Encouraged by his parents
to pursue art, Bill was keenly interested in car design, and enrolled at the University of
Tennessee in 1965 as an engineering student. Within two weeks he realized he would never
make it through the math and switched his major to art. About ready to graduate and
become a high school art teacher, Bill met a graduate student at Tennessee whose work
inspired him to go on to the University of Idaho as a painter and printmaker. Again, after
graduating in 1971 with a Masters in Fine Arts, and plans of becoming a college art
instructor, Ewing decided instead to open a studio at his home in Pennsylvania and attempt
to make a living for his wife and new daughter [Buffy Dew] by
painting pictures.
The start of a new career
went well for Ewing and portrait commissions became available to him early on. In
1973 he enrolled at the Pennsylvania Academy of Fine Arts with painter Arthur DeCosta for
a year of post-graduate study. Academy Chairman DeCosta describes Bill as "A very
strongly talented, meticulous, and adventuresome painter whose brilliance and bravura
transcends any "school" concept. His approach to art permits a kind of
fluency of handling and translucency of color that his personal inner vision demands.
He is one of the best technicians I've ever known who is going about his work with
intelligence and tremendous dedication."
In 1976 Bill left for
Europe on a painting and museum tour that would take him through nine countries over the
course of a year. Returning to southern Chester County, Ewing opened a studio in
Chadds Ford, PA, and became involved with the local artists, Andrew Wyeth among
them. His reputation as a portrait artist continued to grow and galleries were
selling his still-life paintings. This period included much experimentation and research
for Ewing as he sought to uncover the mysteries of how paintings by Rembrandt, Rubins and
others, were made. These endeavors led to the rediscovery and refinement of mediums and
materials from the past that Ewing continues to use today.

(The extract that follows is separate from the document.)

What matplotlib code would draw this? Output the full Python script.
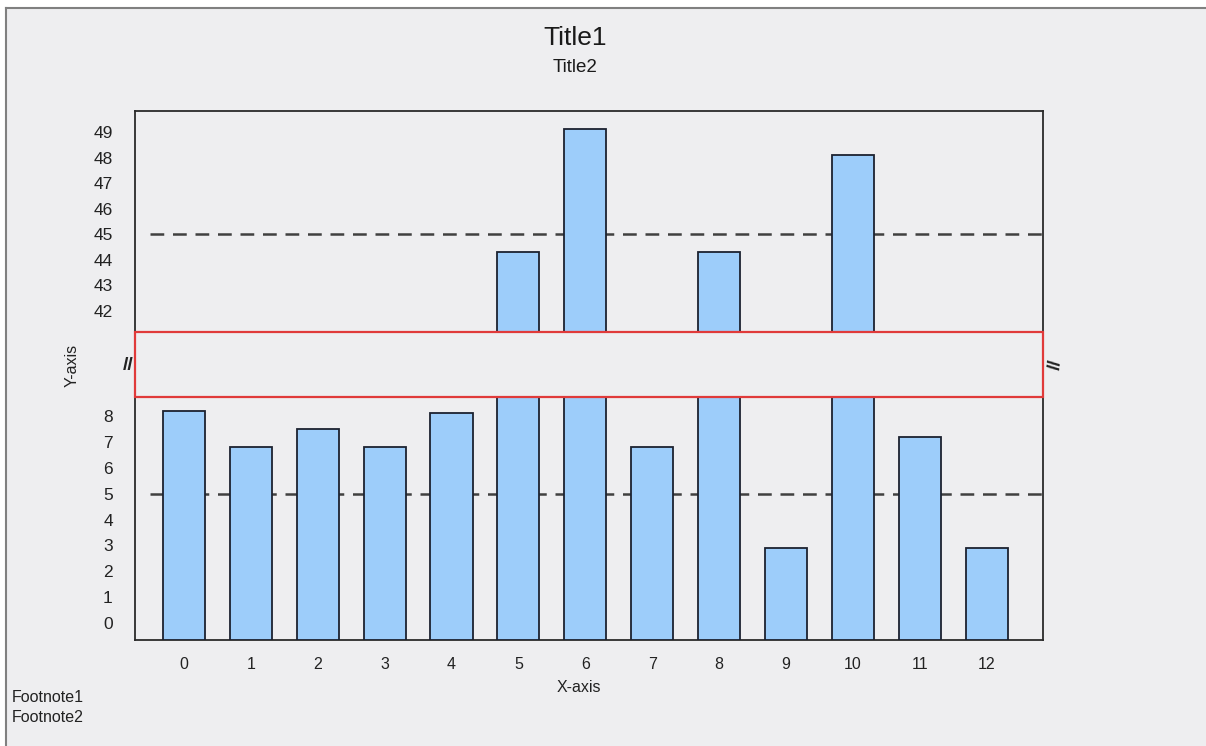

His list of portrait subjects is both national
and personal. Gallery demand for his collector paintings continues to increase while two
museums, The Brandywine River Museum and the
Delaware Art Museum, have included his works
in their permanent collections. Bill's childhood dream to
design automobiles is finally being realized as he sculpts and models original
concepts in a design studio at his home. As we turn the corner into a new century we are
excited to enter into this fast growing medium of computers with this web site offering.
On these pages we present for you to examine and enjoy, Bill Ewing's work, past and
present. And now, for the first time ever, these images are available to you as excellent
giclee fine art reproductions.
Ewing currently works in his
studio at his home near West Chester, PA, where he lives with
his wife Mary. He now has a grandson, Drake,
who paints with Grandpop when visiting from Houston.